If neither ios_base::fixed nor ios_base::scientific is set (this is the default),
the conversion specifier used is %g or %G (%gL or %GL for long double).
Let P equal the precision if nonzero, 6 if the precision is not specified, or 1 if the precision is 0. Then, if a conversion with style E would have an exponent of X:
if P > X ≥ −4, the conversion is with style f or F and precision P − 1 − X.
otherwise, the conversion is with style e or E and precision P − 1.
0.00001
P=6
X=5
P > X so style=f and precision=0.
I guess this means it should print the same as printf("%.0f", 0.00001) but it doesn't. If I instead change to printf("%.0e\n", 0.00001) it looks the same. Did I make a mistake somewhere?

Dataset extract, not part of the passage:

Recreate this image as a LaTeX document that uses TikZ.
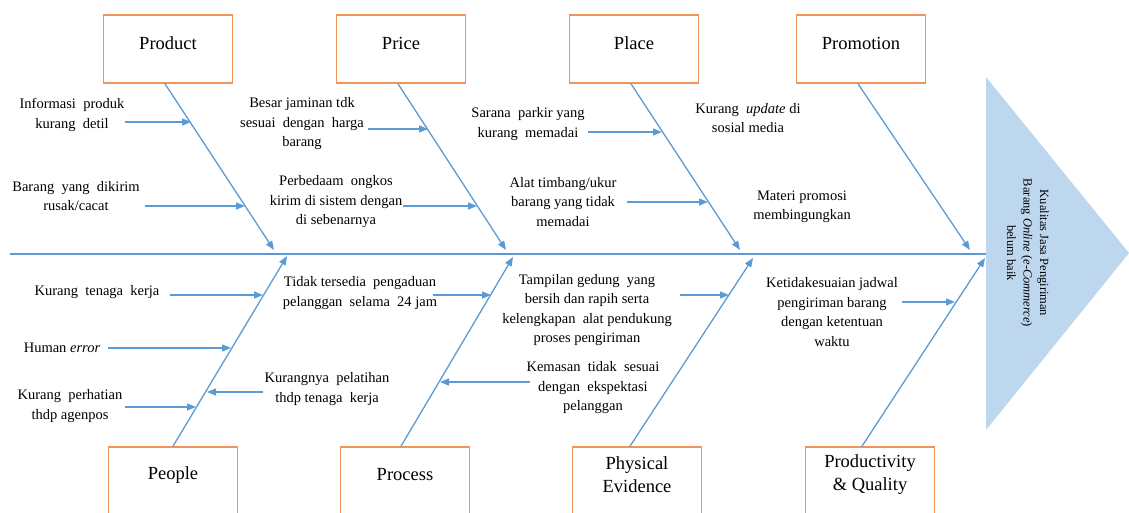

All this becomes very technical. I was hoping there was a simpler explanation that explains what all these rules are trying to accomplish.
Is it somewhat correct to say that it uses scientific notation if it gives a shorter output or a more precise answer, using at most as many digits as specified by the precision, not counting digits in the exponent?
Ah, OK, thank you, so it becomes printf("%.5e\n", 0.00001) which prints 1.00000e-05. This is still wrong but hold on ...
Right after the text you quoted about %g it says the following.
Unless alternative representation is requested the trailing zeros are removed, also the decimal point character is removed if no fractional part is left. For infinity and not-a-number conversion style see notes.